AP: I didn’t like the music at the time and I wasn’t a fan of House music – it just wasn’t doing it for me. So I’ve always had the visuals – this was always really important to me, cinema – and I started thinking about a film with songs, so I went to LA for 7 years.

Because of my experience with ZTT though, I didn’t want to do something for the sake of it. My new challenge was to do something that was really going to make me happy. When I played live I used to play every week and all kinds of directors came to my gigs, and when things were strange in London due to my being French, in Hollywood it was different – they have a tradition of torch singers, people like Dietrich. The thing is, Edith Piaf was very well known, and I hadn’t realised that, so there were less problems in some respects. But also, with this being Hollywood, none of the directors would take a risk, and my project was very specific. So then I met [film director] Donald Cammell and that was like a breath of fresh air.

How did that come about?

AP: I didn’t have to search to meet him, we met by accident after a friend brought him to see me play live. So I showed him the project and he loved it and we spent a great deal of time talking about it and working on it.

[Cammell & Roeg’s] Performance is pretty much one of my favourite films ever, and only recently has Cammell received the recognition that he deserves. You felt you were well-matched aesthetically?

AP: Well I don’t think many people saw that Cammell was very interested in the woman’s point of view. You know, I thought he was a very intelligent man, and I think we understood each other. We spent a lot of time together and he came to all my gigs.

And of course a victim of constant studio intervention, and unable to get so many potentially incredible projects off the page.

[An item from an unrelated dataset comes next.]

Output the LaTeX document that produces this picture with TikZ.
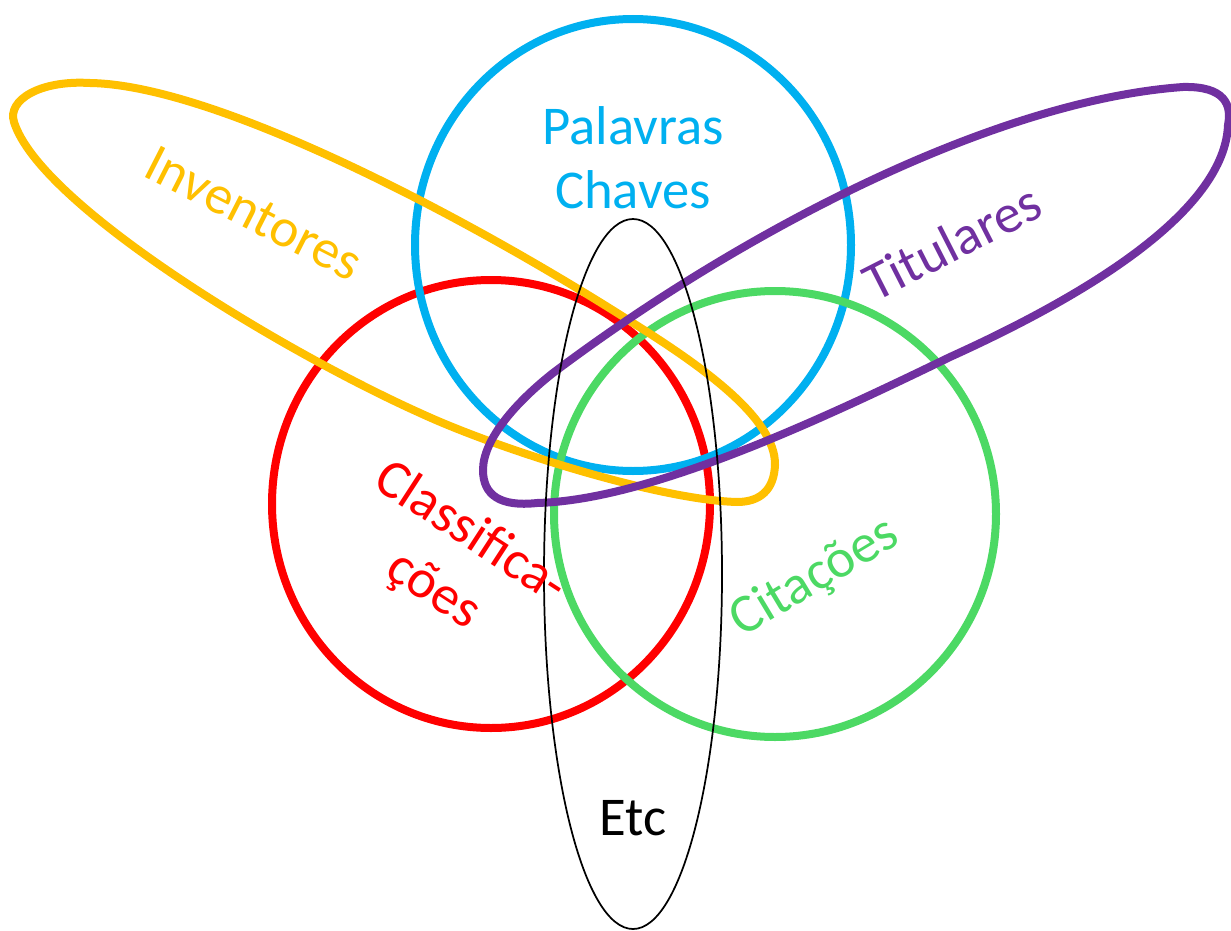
\documentclass[tikz,border=0pt]{standalone}
\usepackage{fontspec}
\setmainfont{Carlito}
\definecolor{cblue}{HTML}{00B0F0}
\definecolor{cred}{HTML}{FF0000}
\definecolor{cgreen}{HTML}{4CD964}
\definecolor{cyellow}{HTML}{FFC000}
\definecolor{cpurple}{HTML}{7030A0}
\begin{document}
\begin{tikzpicture}[x=0.75pt,y=-0.75pt,
  ring/.style={line width=6pt},
  lbl/.style={font=\fontsize{41}{48}\selectfont, align=center, inner sep=0pt}]
\useasboundingbox (0,0) rectangle (1231,931);
% circles
\draw[ring, cred] (491,504) ellipse [x radius=219, y radius=224];
\draw[ring, cblue] (633,245) ellipse [x radius=218, y radius=226];
\draw[ring, cgreen] (775,514) ellipse [x radius=221, y radius=223];
% yellow blob
\draw[ring, cyellow] (14,122) .. controls (7,100) and (40,80) .. (90,83)
  .. controls (220,85) and (480,225) .. (633,323)
  .. controls (700,365) and (776,418) .. (775,465)
  .. controls (774,490) and (760,502) .. (737,502)
  .. controls (660,500) and (500,450) .. (420,413)
  .. controls (280,350) and (40,205) .. cycle;
% purple blob
\draw[ring, cpurple] (483,470) .. controls (483,440) and (515,403) .. (553,373)
  .. controls (750,225) and (1000,100) .. (1183,87)
  .. controls (1225,86) and (1232,105) .. (1228,125)
  .. controls (1225,200) and (1120,280) .. (950,357)
  .. controls (820,420) and (650,500) .. (537,503)
  .. controls (500,507) and (483,495) .. cycle;
% black ellipse
\draw[black, line width=1.3pt] (633,574) ellipse [x radius=89, y radius=355];
% labels
\node[lbl, text=cblue] (pal) at (633,158) {Palavras\\Chaves};
\node[lbl, text=cyellow, rotate=-27] (inv) at (254,213) {Inventores};
\node[lbl, text=cpurple, rotate=27] (tit) at (952,242) {Titulares};
\node[lbl, text=cred, rotate=-33] (cla) at (452,562) {Classifica-\\[3pt]ções};
\node[lbl, text=cgreen, rotate=31] (cit) at (815,578) {Citações};
\node[lbl, text=black] (etc) at (633,818) {Etc};
\end{tikzpicture}
\end{document}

AP: Well yes, he did, but you see he didn’t want to compromise. He could have backed down, and yeah he had a lot of trouble. But I’ve met so many people who’ve cried about having this cut out and that cut out, but at the end of the day it’s the choice you make, and he knew what he wanted to do and was not prepared to sacrifice that. So they call them B-films but a film like Demon Seed is just absolutely extraordinary. And it’s so before its time and about the state of the world – when, without naming names, somebody thinks it’s hip to have a kid by the devil, Cammell has a film about psychotic technology.

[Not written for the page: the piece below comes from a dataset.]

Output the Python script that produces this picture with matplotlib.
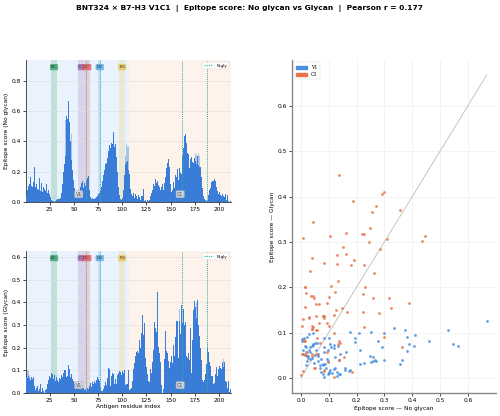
import numpy as np
import matplotlib
matplotlib.use("Agg")
import matplotlib.pyplot as plt
from matplotlib.patches import Patch
from matplotlib.lines import Line2D

# ---------------- data ----------------
residues = np.arange(1, 213)

nogly = [
    0.043, 0.082, 0.104, 0.118, 0.162, 0.108, 0.097, 0.133, 0.228, 0.102,
    0.121, 0.088, 0.079, 0.157, 0.071, 0.113, 0.128, 0.068, 0.097, 0.083,
    0.072, 0.118, 0.062, 0.081, 0.052, 0.031, 0.012, 0.004, 0.009, 0.002,
    0.008, 0.013, 0.018, 0.021, 0.017, 0.028, 0.057, 0.118, 0.196, 0.252,
    0.300, 0.565, 0.545, 0.668, 0.530, 0.410, 0.405, 0.278, 0.214, 0.142,
    0.092, 0.061, 0.048, 0.039, 0.052, 0.069, 0.098, 0.122, 0.138, 0.091,
    0.128, 0.103, 0.141, 0.158, 0.172, 0.079, 0.031, 0.019, 0.027, 0.022,
    0.018, 0.026, 0.033, 0.041, 0.053, 0.044, 0.062, 0.078, 0.101, 0.138,
    0.176, 0.214, 0.248, 0.260, 0.290, 0.335, 0.375, 0.355, 0.390, 0.380,
    0.460, 0.365, 0.380, 0.298, 0.196, 0.102, 0.043, 0.021, 0.012, 0.028,
    0.082, 0.176, 0.252, 0.265, 0.270, 0.258, 0.210,
    0.182, 0.083, 0.052, 0.041, 0.058, 0.029, 0.053, 0.037, 0.018, 0.047,
    0.031, 0.016, 0.039, 0.042, 0.083, 0.008, 0.015, 0.002, 0.011, 0.004,
    0.016, 0.039, 0.058, 0.082, 0.121, 0.103, 0.152, 0.128, 0.138, 0.131,
    0.109, 0.102, 0.078, 0.097, 0.120, 0.081, 0.126, 0.163, 0.224, 0.260,
    0.282, 0.228, 0.118, 0.063, 0.082, 0.132, 0.095, 0.180, 0.163, 0.220,
    0.146, 0.225, 0.192, 0.187, 0.310, 0.355, 0.434, 0.446, 0.389, 0.364,
    0.322, 0.315, 0.222, 0.285, 0.299, 0.262, 0.254, 0.290, 0.270, 0.250,
    0.300, 0.245, 0.228, 0.230, 0.164, 0.093, 0.041, 0.022, 0.016, 0.006,
    0.016, 0.043, 0.078, 0.095, 0.133, 0.140, 0.137, 0.153, 0.137, 0.118,
    0.100, 0.070, 0.054, 0.063, 0.044, 0.038, 0.053, 0.041, 0.030, 0.056,
    0.016, 0.047, 0.006, 0.000, 0.006,
]

gly = [
    0.072, 0.068, 0.074, 0.066, 0.058, 0.069, 0.061, 0.071, 0.032, 0.012,
    0.022, 0.031, 0.009, 0.018, 0.041, 0.011, 0.003, 0.021, 0.008, 0.002,
    0.012, 0.019, 0.038, 0.058, 0.077, 0.068, 0.089, 0.085, 0.062, 0.081,
    0.052, 0.071, 0.058, 0.049, 0.068, 0.061, 0.078, 0.072, 0.088, 0.101,
    0.100, 0.070, 0.075, 0.125, 0.105, 0.095, 0.070, 0.082, 0.061, 0.052,
    0.041, 0.048, 0.032, 0.043, 0.051, 0.028, 0.038, 0.047, 0.039, 0.021,
    0.012, 0.018, 0.009, 0.022, 0.016, 0.031, 0.042, 0.028, 0.049, 0.038,
    0.051, 0.043, 0.058, 0.071, 0.062, 0.074, 0.052, 0.028, 0.011, 0.008,
    0.018, 0.031, 0.048, 0.037, 0.068, 0.109, 0.105, 0.030, 0.075, 0.090,
    0.082, 0.040, 0.060, 0.040, 0.079, 0.088, 0.098, 0.091, 0.081, 0.097,
    0.088, 0.102, 0.035, 0.040, 0.038, 0.045, 0.100,
    0.012, 0.016, 0.021, 0.052, 0.106, 0.131, 0.164, 0.180, 0.187, 0.176,
    0.236, 0.200, 0.265, 0.343, 0.254, 0.308, 0.156, 0.115, 0.084, 0.052,
    0.050, 0.108, 0.089, 0.136, 0.189, 0.314, 0.289, 0.271, 0.448, 0.252,
    0.203, 0.178, 0.136, 0.034, 0.001, 0.017, 0.150, 0.274, 0.185, 0.177,
    0.143, 0.112, 0.138, 0.164, 0.133, 0.214, 0.165, 0.249, 0.320, 0.317,
    0.155, 0.317, 0.261, 0.390, 0.307, 0.370, 0.302, 0.313, 0.165, 0.068,
    0.154, 0.176, 0.145, 0.285, 0.090, 0.232, 0.367, 0.405, 0.380, 0.330,
    0.410, 0.300, 0.250, 0.200, 0.146, 0.056, 0.048, 0.056, 0.082, 0.130,
    0.200, 0.180, 0.136, 0.120, 0.074, 0.077, 0.039, 0.045, 0.082, 0.098,
    0.115, 0.076, 0.106, 0.120, 0.112, 0.108, 0.136, 0.115, 0.135, 0.052,
    0.050, 0.021, 0.052, 0.006, 0.016,
]

# lighter (raw) bars that rise above the main bars
nogly_raw = {41: 0.54, 48: 0.45, 103: 0.30, 104: 0.38, 105: 0.36, 106: 0.38,
             107: 0.36, 176: 0.32, 177: 0.31, 179: 0.32, 180: 0.30}
gly_raw = {1: 0.10, 2: 0.10, 3: 0.10, 4: 0.08, 159: 0.37, 177: 0.40,
           188: 0.22, 205: 0.15}

domain_names = ["V1", "C1"]
domain_bounds = [(0.5, 107.5), (107.5, 212.5)]
domain_label_x = [55, 160]

loop_names = ["BC", "C'", "CC'", "DE", "FG"]
loop_ranges = [(26.5, 32.5), (54.5, 60.0), (60.0, 66.5), (75.0, 78.5), (97.0, 103.0)]
loop_colors = ["#2ca25f", "#9467bd", "#e0525a", "#4aa3df", "#e6c34a"]

ngly_sites = [63, 77, 162, 188]

pearson_r = 0.177

# ---------------- style ----------------
plt.rcParams['font.family'] = ['DejaVu Sans']
FS = 4.2
bar_color = "#3a7dd8"
v1_color = "#4a8fe0"
c1_color = "#e8744a"
ngly_color = "#2bb3a8"
bg_colors = ["#eaf3fd", "#fdf3ea"]

fig = plt.figure(figsize=(5.0, 4.16), dpi=100)
fig.suptitle(f"BNT324 × B7-H3 V1C1  |  Epitope score: No glycan vs Glycan  |  Pearson r = {pearson_r:.3f}",
             fontsize=5.4, fontweight='bold', y=0.988)

ax_top = fig.add_axes([0.052, 0.5144, 0.410, 0.3413])
ax_bot = fig.add_axes([0.052, 0.0553, 0.410, 0.3413])
ax_sc = fig.add_axes([0.5834, 0.0553, 0.4086, 0.8005])


def draw_profile(ax, vals, raw, ylabel, xlabel=None):
    vals = np.asarray(vals)
    ymax = vals.max() * 1.4
    for (a, b), c in zip(domain_bounds, bg_colors):
        ax.axvspan(a, b, color=c, zorder=0, lw=0)
    for (a, b), c in zip(loop_ranges, loop_colors):
        ax.axvspan(a, b, color=c, alpha=0.22, zorder=1, lw=0)
    rx = np.array(list(raw.keys()))
    rv = np.array(list(raw.values()))
    ax.bar(rx, rv, width=1.0, color=bar_color, alpha=0.4, zorder=2, lw=0)
    ax.bar(residues, vals, width=1.0, color=bar_color, zorder=3, lw=0)
    for s in ngly_sites:
        ax.axvline(s, color=ngly_color, ls=(0, (1, 1)), lw=0.7, zorder=4)
    for (name, (a, b), c) in zip(loop_names, loop_ranges, loop_colors):
        ax.text((a + b) / 2, ymax * 0.95, name, ha='center', va='center', fontsize=3.2,
                color='#333333', zorder=6,
                bbox=dict(boxstyle='round,pad=0.25', fc=c, ec='none', alpha=0.75))
    for name, x in zip(domain_names, domain_label_x):
        ax.text(x, ymax * 0.055, name, ha='center', va='center', fontsize=3.4,
                color='#555555', zorder=6,
                bbox=dict(boxstyle='round,pad=0.25', fc='#dddddd', ec='#999999', lw=0.3, alpha=0.85))
    ax.set_xlim(0.5, 212.5)
    ax.set_ylim(0, ymax)
    ax.set_xticks([25, 50, 75, 100, 125, 150, 175, 200])
    ax.grid(axis='y', color='#dddddd', lw=0.4, zorder=0.5)
    ax.set_axisbelow(False)
    ax.set_ylabel(ylabel, fontsize=FS, labelpad=2)
    if xlabel:
        ax.set_xlabel(xlabel, fontsize=FS, labelpad=1)
    ax.tick_params(labelsize=FS, length=2, width=0.5, pad=1.5)
    for sp in ['top', 'right']:
        ax.spines[sp].set_visible(False)
    for sp in ['left', 'bottom']:
        ax.spines[sp].set_linewidth(0.6)
        ax.spines[sp].set_color('#333333')
    leg = ax.legend(handles=[Line2D([0], [0], color=ngly_color, ls=(0, (1, 1)), lw=0.8)],
                    labels=["N-gly"], loc='upper right', fontsize=3.0, frameon=True,
                    handlelength=2.2, borderpad=0.4, framealpha=0.9)
    leg.get_frame().set_linewidth(0.3)


draw_profile(ax_top, nogly, nogly_raw, "Epitope score (No glycan)")
draw_profile(ax_bot, gly, gly_raw, "Epitope score (Glycan)", "Antigen residue index")

# scatter
x = np.asarray(nogly)
y = np.asarray(gly)
is_v1 = residues <= 107
m = max(x.max(), y.max())
ax_sc.plot([0, m], [0, m], color='#bbbbbb', lw=0.6, zorder=1)
ax_sc.scatter(x[is_v1], y[is_v1], s=4, color=v1_color, alpha=0.85, lw=0, zorder=3)
ax_sc.scatter(x[~is_v1], y[~is_v1], s=4, color=c1_color, alpha=0.85, lw=0, zorder=3)
ax_sc.set_xlim(-0.05 * m, 1.05 * m)
ax_sc.set_ylim(-0.05 * m, 1.05 * m)
ax_sc.set_xticks(np.arange(0, 0.61, 0.1))
ax_sc.set_yticks(np.arange(0, 0.61, 0.1))
ax_sc.grid(color='#eeeeee', lw=0.5, zorder=0)
ax_sc.set_axisbelow(True)
ax_sc.set_xlabel("Epitope score — No glycan", fontsize=FS, labelpad=2)
ax_sc.set_ylabel("Epitope score — Glycan", fontsize=FS, labelpad=2)
ax_sc.tick_params(labelsize=FS, length=2, width=0.5, pad=1.5)
for sp in ['top', 'right']:
    ax_sc.spines[sp].set_visible(False)
for sp in ['left', 'bottom']:
    ax_sc.spines[sp].set_linewidth(1.0)
    ax_sc.spines[sp].set_color('#888888')
leg = ax_sc.legend(handles=[Patch(color=v1_color), Patch(color=c1_color)], labels=domain_names,
                   loc='upper left', frameon=True, handlelength=2.2,
                   handleheight=0.6, borderpad=0.5, prop={'family': 'DejaVu Serif', 'size': 3.4})
leg.get_frame().set_linewidth(0.3)

fig.savefig("out.png", dpi=100)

Can you say anything about your project?

AP: Well, not much except that it’s about two self-destructive people, and it’s kind of semi-autobiographical, but in a sense of using myself as a character, so it’s not a wholly narcissistic thing. I want to use myself in my various projects in the same manner as Welles. I use myself in my own pictures because it’s cheaper and more practical, but also because I’ve had my picture taken so many times before and I‘ve not been happy with it or the way people have portrayed me. Not because it’s sexist or something like that, but really because most of the time you go for a session, the photographer doesn’t actually know you, and only I can really express myself properly. But it’s not really about me, it’s about other women – it’s about how I want to look as a woman.

So, with the film it’s the same principle – I’m using my life story as a transformation – it’s a love story really.

Well, love and transformation – what could be more Cammell?

This is the fascinating aspect of Pigalle and her very apparent links to 80s pop culture siphoned through figures like Bowie – the artist as a projection of narrative, the artists body as a cultural tableaux. Take a figure like Lady Gaga, whose visual representation I really quite enjoy, were it not for the fact that there is nothing else there. On a basic level the music sucks and the artifice reveals nothing – it’s a great freak show but nothing more. Pigalle’s humble nonchalance about her time at ZTT, which I still feel reeks of unfairness – if only she had been better looked after and listened to – reveals a personality driven by experience, one of these rare musical artists on the margins of success who finds those waters horrific, and at the expense of personal expression. She seems much more comfortable adrift from the trappings of industry reward, where everyone else is trying to set the parameters.

The rawness of punk which was so important to you, like so many others – I find this so fascinating, that the rawness and truth, for want of better words, led to the strongest period of characterisation and costume.

AP: Well, punk was a search and expression of truth after too long a period of glitz, but don’t forget that punk did have a uniform and did express itself through clothing and everything else. It was to get back to basics, and I’m trying to do the same – to try and get back to the basic feminine condition, but this is not about being a feminist or being a dolly bird, and trying to explore how I feel about being a woman.

And use it as a launch pad?

AP: Yes I’m trying to be honest and search and fight and express myself. It has been a fight though. It’s not easy. I could have been at the top of the charts and I had a lot of propositions [laughs] that you wouldn’t believe, but the choice that I made was to try and find some kind of spiritual happiness. Yeah, I kind of did these things the other way round. I was on a big label with a big producer but it wasn’t me and I learnt quickly, and I don’t want to make these mistakes again.

What about the new music then? How has this come about?

AP: When I was in LA I had a full set of songs – torch songs – and this will be the next album. The electronic stuff is what I did in England after I came back. I really wanted to release something, as not being able to get anything done was just taking so long. [L’Amérotica I and II] was with TDS, my boyfriend at the time, and the spoken word [L’Ame Erotique] I started to do at the same time as the photographs and painting, and it all felt right to go together, so I started to record it on the computer. Nothing was planned though – I just started to do it and I thought ‘Well, what am I waiting for’. I don’t have a PR company or a label and it’s so easy these days, so I just thought I should just put it out.

But it’s starting to feel like the right time, people are coming forward to help, and age isn’t a problem to me, as what I’m trying to do is torch songs. This isn’t teenage pop stuff. I really need to complete this stuff though, as I can’t write anything else with me having so much unreleased. I’m not a control freak – it’s just that I know what I want to do. And people in the industry who are not creative, they want to control you and tell you what to do, but I think if you stay true to yourself then you will find some kind of happiness.